— What is being asked —
Give the entries back exactly, dropping each image.
* BEGIN Given records *
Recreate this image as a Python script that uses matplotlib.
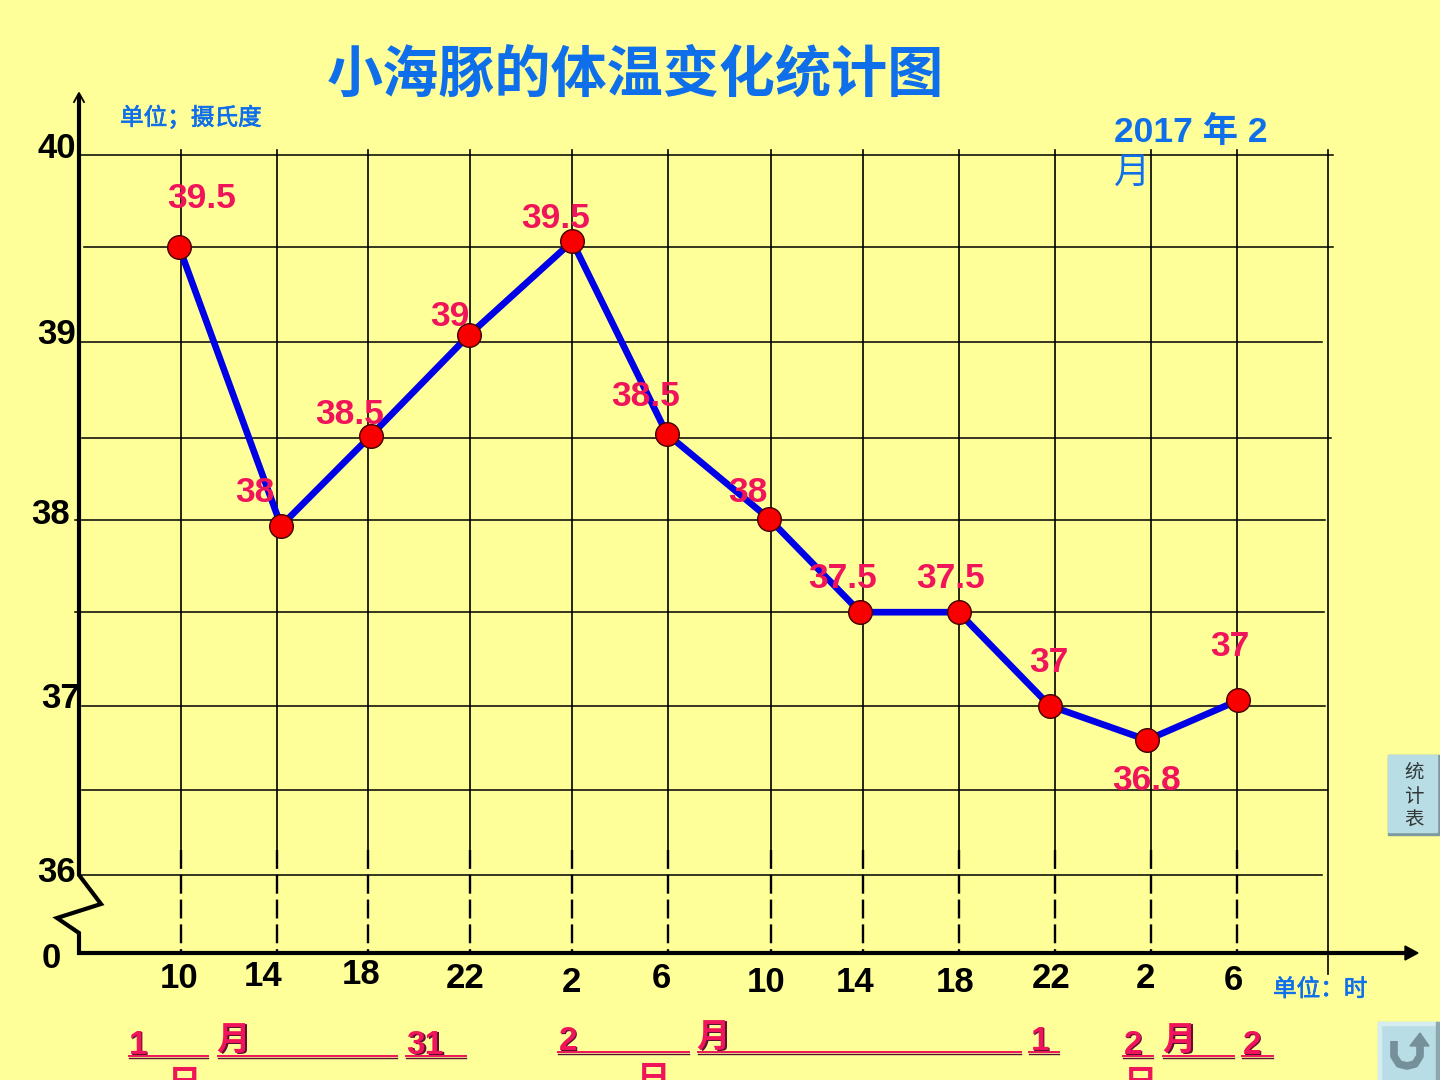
"""Dolphin body temperature line chart on a yellow slide background."""

import matplotlib
matplotlib.use("Agg")
import matplotlib.patheffects as pe
import matplotlib.pyplot as plt
from matplotlib.patches import Polygon, Rectangle

plt.rcParams["font.family"] = ["Liberation Sans", "Noto Sans CJK SC", "DejaVu Sans"]

BG = "#FFFF99"
BLUE_TEXT = "#0F6FEA"
PINK = "#F0145A"
LINE_BLUE = "#0000E6"

# hours since 10:00 on 31 Jan
point_hours = [-0.08, 4.17, 7.9, 12.0, 16.3, 20.25, 24.5, 28.3, 32.4, 36.2, 40.25, 44.05]
point_temps = [39.49, 37.94, 38.44, 39.0, 39.52, 38.45, 37.98, 37.46, 37.46, 36.94, 36.75, 36.97]
value_labels = ["39.5", "38", "38.5", "39", "39.5", "38.5", "38", "37.5", "37.5", "37", "36.8", "37"]

grid_hours = [0, 4, 7.8, 12.05, 16.3, 20.3, 24.6, 28.4, 32.4, 36.4, 40.4, 44, 47.8]
hour_labels = ["10", "14", "18", "22", "2", "6", "10", "14", "18", "22", "2", "6"]
grid_temps = [40, 39.49, 38.96, 38.43, 37.97, 37.46, 36.94, 36.47, 36]
temp_labels = ["40", "39", "38", "37", "36", "0"]

# text placement in slide pixels
value_label_xy = [(202, 198), (255, 493), (350, 414), (450, 316), (556, 218), (646, 397),
                  (748, 493), (843, 579), (951, 579), (1049, 663), (1147, 781), (1230, 647)]
hour_label_xy = [(179, 978), (263, 977), (361, 975), (465, 979), (571, 982), (661, 979),
                 (766, 982), (855, 983), (955, 983), (1051, 979), (1145, 978), (1233, 981)]
temp_label_xy = [(57, 148), (57, 335), (51, 515), (61, 698), (57, 873), (51, 959)]
# one row per piece of the date row below the axis: text, x, y, underline start, end
date_pieces = [("1", 138, 1045, 129, 208), ("月", 233, 1042, 218, 397), ("31", 425, 1045, 406, 466),
               ("2", 568, 1041, 558, 689), ("月", 713, 1039, 698, 1021), ("1", 1040, 1041, 1029, 1059),
               ("2", 1133, 1045, 1123, 1153), ("月", 1179, 1042, 1163, 1234), ("2", 1252, 1045, 1242, 1273)]
date_tail_xy = [(185, 1085), (654, 1081), (1141, 1085)]


def main():
    fig = plt.figure(figsize=(14.4, 10.8), dpi=100, facecolor=BG)

    # chart axes: 24 px per hour, 180 px per degree, 10:00 at x=181, 36 degrees at y=875
    ax = fig.add_axes([0, 0, 1, 1], facecolor="none")
    ax.set_xlim(-181 / 24, (1440 - 181) / 24)
    ax.set_ylim(36 - 205 / 180, 36 + 875 / 180)
    ax.axis("off")

    # slide pixels, for text and furniture
    px = fig.add_axes([0, 0, 1, 1], facecolor="none", zorder=5)
    px.set_xlim(0, 1440)
    px.set_ylim(1080, 0)
    px.axis("off")

    grid_starts = [78, 84, 78, 82, 75, 75, 82, 82, 78]
    grid_ends = [1333, 1333, 1322, 1331, 1325, 1324, 1325, 1327, 1322]
    for t, x0, x1 in zip(grid_temps, grid_starts, grid_ends):
        ax.plot([(x0 - 181) / 24, (x1 - 181) / 24], [t, t], color="black", lw=1.1)

    for i, h in enumerate(grid_hours):
        last = i == len(grid_hours) - 1
        ax.plot([h, h], [40.03, 35.45 if last else 36.14], color="black", lw=1.2)
        if not last:
            ax.plot([h, h], [36.14, 35.56], color="black", lw=1.7, ls=(0, (8, 2.5)))

    ax.plot(point_hours, point_temps, color=LINE_BLUE, lw=4.8, solid_capstyle="round", zorder=3)
    ax.plot(point_hours, point_temps, ls="none", marker="o", ms=17, mfc="#F80000",
            mec="#400000", mew=1.0, zorder=4)

    # broken y axis and x axis
    px.plot([79, 79, 101, 57, 79, 79, 1405], [97, 875, 904, 918, 933, 953, 953],
            color="black", lw=3.0, solid_joinstyle="miter")
    px.plot([74, 79, 84], [102, 93, 102], color="black", lw=1.3)
    px.add_patch(Polygon([[1405, 946], [1418, 953], [1405, 960]], closed=True, color="black"))

    heavy = [pe.withStroke(linewidth=0.5, foreground=BLUE_TEXT)]
    px.text(636, 77, "小海豚的体温变化统计图", color=BLUE_TEXT, fontsize=40.4, fontweight="bold",
            ha="center", va="center")
    px.text(120, 118, "单位；摄氏度", color=BLUE_TEXT, fontsize=17, ha="left", va="center", path_effects=heavy)
    px.text(1273, 990, "单位：时", color=BLUE_TEXT, fontsize=17, ha="left", va="center", path_effects=heavy)
    px.text(1114, 132, "2017 年 2", color=BLUE_TEXT, fontsize=25.5, fontweight="bold", ha="left", va="center")
    px.text(1114, 173, "月", color=BLUE_TEXT, fontsize=26, ha="left", va="center")

    for label, (x, y) in zip(value_labels, value_label_xy):
        px.text(x, y, label, color=PINK, fontsize=25.5, fontweight="bold", ha="center", va="center")
    for label, (x, y) in zip(hour_labels, hour_label_xy):
        px.text(x, y, label, color="black", fontsize=25, fontweight="bold", ha="center", va="center")
    for label, (x, y) in zip(temp_labels, temp_label_xy):
        px.text(x, y, label, color="black", fontsize=25, fontweight="bold", ha="center", va="center")

    # date row: pink with a dark offset shadow, underlined
    for text, x, y, u0, u1 in date_pieces:
        px.text(x + 1.5, y + 1.5, text, color="#5A1030", fontsize=24, fontweight="bold", ha="center", va="center")
        px.text(x, y, text, color=PINK, fontsize=24, fontweight="bold", ha="center", va="center")
        y_line = 1056 if x < 500 or x > 1100 else 1052
        px.plot([u0, u1], [y_line + 1.5, y_line + 1.5], color="#5A1030", lw=1.0)
        px.plot([u0, u1], [y_line, y_line], color=PINK, lw=1.4)
    for x, y in date_tail_xy:
        px.text(x, y, "日", color=PINK, fontsize=24, fontweight="bold", ha="center", va="center")

    # table button
    px.add_patch(Rectangle((1388, 755), 52, 80, color="#7F9A9F"))
    px.add_patch(Rectangle((1388, 755), 49, 77, color="#B9DDE4"))
    for i, ch in enumerate("统计表"):
        px.text(1414, 773 + 24 * i, ch, color="#303838", fontsize=14, ha="center", va="center")

    # return button
    px.add_patch(Rectangle((1378, 1022), 62, 58, color="#B9DDE4"))
    px.add_patch(Rectangle((1378, 1022), 62, 3, color="#D5ECF0"))
    px.add_patch(Rectangle((1378, 1022), 3, 58, color="#D5ECF0"))
    px.add_patch(Rectangle((1436, 1022), 4, 58, color="#8CA8AE"))
    u_x = [1394, 1394, 1399, 1407, 1415, 1420, 1420]
    u_y = [1041, 1056, 1064, 1066, 1064, 1056, 1044]
    px.plot(u_x, u_y, color="#76909A", lw=5.5, solid_capstyle="butt", solid_joinstyle="round")
    px.add_patch(Polygon([[1410, 1046], [1420, 1033], [1429, 1046]], closed=True, color="#76909A"))

    fig.savefig("out.png", dpi=100, facecolor=BG)
    plt.close(fig)


if __name__ == "__main__":
    main()
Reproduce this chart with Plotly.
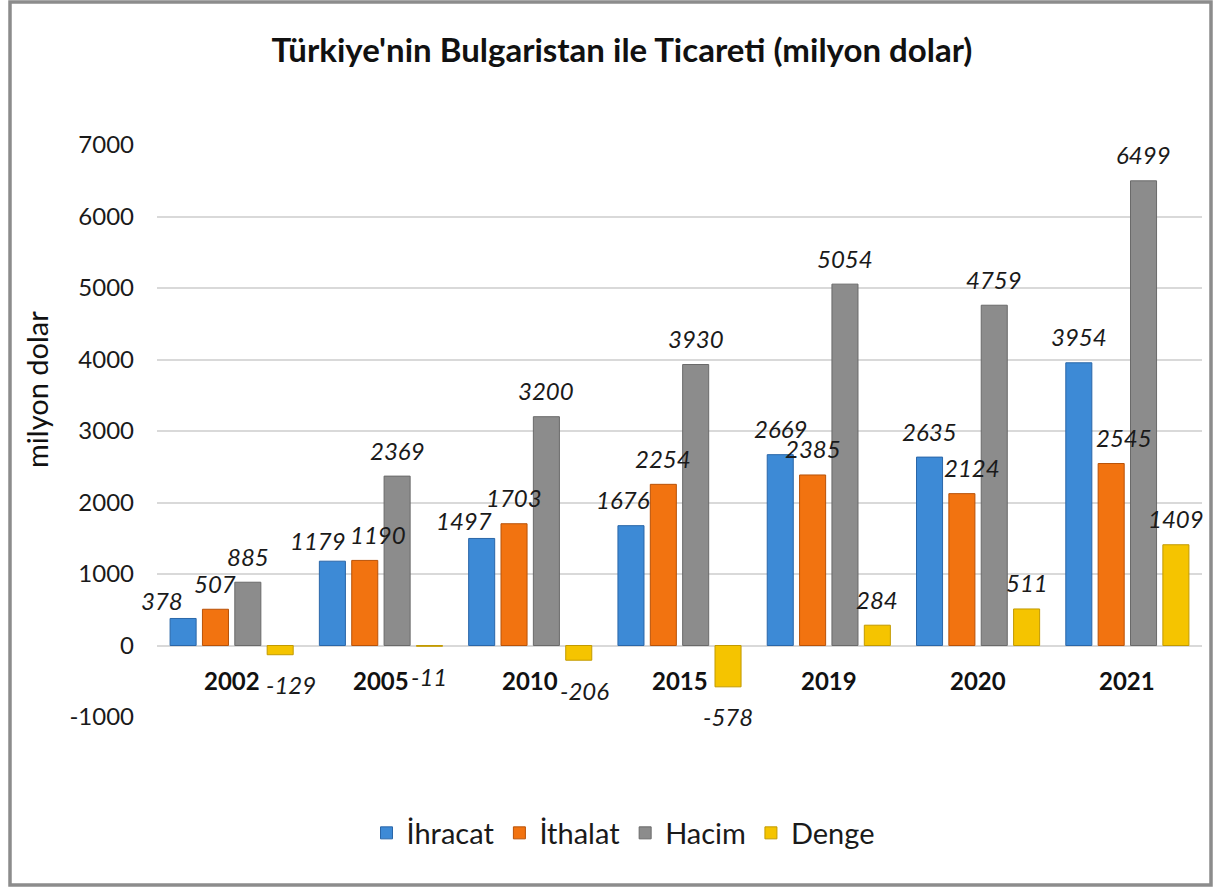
* END Given records *
— In response —
Recreate this image as a Python script that uses matplotlib.
"""Dolphin body temperature line chart on a yellow slide background."""

import matplotlib
matplotlib.use("Agg")
import matplotlib.patheffects as pe
import matplotlib.pyplot as plt
from matplotlib.patches import Polygon, Rectangle

plt.rcParams["font.family"] = ["Liberation Sans", "Noto Sans CJK SC", "DejaVu Sans"]

BG = "#FFFF99"
BLUE_TEXT = "#0F6FEA"
PINK = "#F0145A"
LINE_BLUE = "#0000E6"

# hours since 10:00 on 31 Jan
point_hours = [-0.08, 4.17, 7.9, 12.0, 16.3, 20.25, 24.5, 28.3, 32.4, 36.2, 40.25, 44.05]
point_temps = [39.49, 37.94, 38.44, 39.0, 39.52, 38.45, 37.98, 37.46, 37.46, 36.94, 36.75, 36.97]
value_labels = ["39.5", "38", "38.5", "39", "39.5", "38.5", "38", "37.5", "37.5", "37", "36.8", "37"]

grid_hours = [0, 4, 7.8, 12.05, 16.3, 20.3, 24.6, 28.4, 32.4, 36.4, 40.4, 44, 47.8]
hour_labels = ["10", "14", "18", "22", "2", "6", "10", "14", "18", "22", "2", "6"]
grid_temps = [40, 39.49, 38.96, 38.43, 37.97, 37.46, 36.94, 36.47, 36]
temp_labels = ["40", "39", "38", "37", "36", "0"]

# text placement in slide pixels
value_label_xy = [(202, 198), (255, 493), (350, 414), (450, 316), (556, 218), (646, 397),
                  (748, 493), (843, 579), (951, 579), (1049, 663), (1147, 781), (1230, 647)]
hour_label_xy = [(179, 978), (263, 977), (361, 975), (465, 979), (571, 982), (661, 979),
                 (766, 982), (855, 983), (955, 983), (1051, 979), (1145, 978), (1233, 981)]
temp_label_xy = [(57, 148), (57, 335), (51, 515), (61, 698), (57, 873), (51, 959)]
# one row per piece of the date row below the axis: text, x, y, underline start, end
date_pieces = [("1", 138, 1045, 129, 208), ("月", 233, 1042, 218, 397), ("31", 425, 1045, 406, 466),
               ("2", 568, 1041, 558, 689), ("月", 713, 1039, 698, 1021), ("1", 1040, 1041, 1029, 1059),
               ("2", 1133, 1045, 1123, 1153), ("月", 1179, 1042, 1163, 1234), ("2", 1252, 1045, 1242, 1273)]
date_tail_xy = [(185, 1085), (654, 1081), (1141, 1085)]


def main():
    fig = plt.figure(figsize=(14.4, 10.8), dpi=100, facecolor=BG)

    # chart axes: 24 px per hour, 180 px per degree, 10:00 at x=181, 36 degrees at y=875
    ax = fig.add_axes([0, 0, 1, 1], facecolor="none")
    ax.set_xlim(-181 / 24, (1440 - 181) / 24)
    ax.set_ylim(36 - 205 / 180, 36 + 875 / 180)
    ax.axis("off")

    # slide pixels, for text and furniture
    px = fig.add_axes([0, 0, 1, 1], facecolor="none", zorder=5)
    px.set_xlim(0, 1440)
    px.set_ylim(1080, 0)
    px.axis("off")

    grid_starts = [78, 84, 78, 82, 75, 75, 82, 82, 78]
    grid_ends = [1333, 1333, 1322, 1331, 1325, 1324, 1325, 1327, 1322]
    for t, x0, x1 in zip(grid_temps, grid_starts, grid_ends):
        ax.plot([(x0 - 181) / 24, (x1 - 181) / 24], [t, t], color="black", lw=1.1)

    for i, h in enumerate(grid_hours):
        last = i == len(grid_hours) - 1
        ax.plot([h, h], [40.03, 35.45 if last else 36.14], color="black", lw=1.2)
        if not last:
            ax.plot([h, h], [36.14, 35.56], color="black", lw=1.7, ls=(0, (8, 2.5)))

    ax.plot(point_hours, point_temps, color=LINE_BLUE, lw=4.8, solid_capstyle="round", zorder=3)
    ax.plot(point_hours, point_temps, ls="none", marker="o", ms=17, mfc="#F80000",
            mec="#400000", mew=1.0, zorder=4)

    # broken y axis and x axis
    px.plot([79, 79, 101, 57, 79, 79, 1405], [97, 875, 904, 918, 933, 953, 953],
            color="black", lw=3.0, solid_joinstyle="miter")
    px.plot([74, 79, 84], [102, 93, 102], color="black", lw=1.3)
    px.add_patch(Polygon([[1405, 946], [1418, 953], [1405, 960]], closed=True, color="black"))

    heavy = [pe.withStroke(linewidth=0.5, foreground=BLUE_TEXT)]
    px.text(636, 77, "小海豚的体温变化统计图", color=BLUE_TEXT, fontsize=40.4, fontweight="bold",
            ha="center", va="center")
    px.text(120, 118, "单位；摄氏度", color=BLUE_TEXT, fontsize=17, ha="left", va="center", path_effects=heavy)
    px.text(1273, 990, "单位：时", color=BLUE_TEXT, fontsize=17, ha="left", va="center", path_effects=heavy)
    px.text(1114, 132, "2017 年 2", color=BLUE_TEXT, fontsize=25.5, fontweight="bold", ha="left", va="center")
    px.text(1114, 173, "月", color=BLUE_TEXT, fontsize=26, ha="left", va="center")

    for label, (x, y) in zip(value_labels, value_label_xy):
        px.text(x, y, label, color=PINK, fontsize=25.5, fontweight="bold", ha="center", va="center")
    for label, (x, y) in zip(hour_labels, hour_label_xy):
        px.text(x, y, label, color="black", fontsize=25, fontweight="bold", ha="center", va="center")
    for label, (x, y) in zip(temp_labels, temp_label_xy):
        px.text(x, y, label, color="black", fontsize=25, fontweight="bold", ha="center", va="center")

    # date row: pink with a dark offset shadow, underlined
    for text, x, y, u0, u1 in date_pieces:
        px.text(x + 1.5, y + 1.5, text, color="#5A1030", fontsize=24, fontweight="bold", ha="center", va="center")
        px.text(x, y, text, color=PINK, fontsize=24, fontweight="bold", ha="center", va="center")
        y_line = 1056 if x < 500 or x > 1100 else 1052
        px.plot([u0, u1], [y_line + 1.5, y_line + 1.5], color="#5A1030", lw=1.0)
        px.plot([u0, u1], [y_line, y_line], color=PINK, lw=1.4)
    for x, y in date_tail_xy:
        px.text(x, y, "日", color=PINK, fontsize=24, fontweight="bold", ha="center", va="center")

    # table button
    px.add_patch(Rectangle((1388, 755), 52, 80, color="#7F9A9F"))
    px.add_patch(Rectangle((1388, 755), 49, 77, color="#B9DDE4"))
    for i, ch in enumerate("统计表"):
        px.text(1414, 773 + 24 * i, ch, color="#303838", fontsize=14, ha="center", va="center")

    # return button
    px.add_patch(Rectangle((1378, 1022), 62, 58, color="#B9DDE4"))
    px.add_patch(Rectangle((1378, 1022), 62, 3, color="#D5ECF0"))
    px.add_patch(Rectangle((1378, 1022), 3, 58, color="#D5ECF0"))
    px.add_patch(Rectangle((1436, 1022), 4, 58, color="#8CA8AE"))
    u_x = [1394, 1394, 1399, 1407, 1415, 1420, 1420]
    u_y = [1041, 1056, 1064, 1066, 1064, 1056, 1044]
    px.plot(u_x, u_y, color="#76909A", lw=5.5, solid_capstyle="butt", solid_joinstyle="round")
    px.add_patch(Polygon([[1410, 1046], [1420, 1033], [1429, 1046]], closed=True, color="#76909A"))

    fig.savefig("out.png", dpi=100, facecolor=BG)
    plt.close(fig)


if __name__ == "__main__":
    main()
Reproduce this chart with Plotly.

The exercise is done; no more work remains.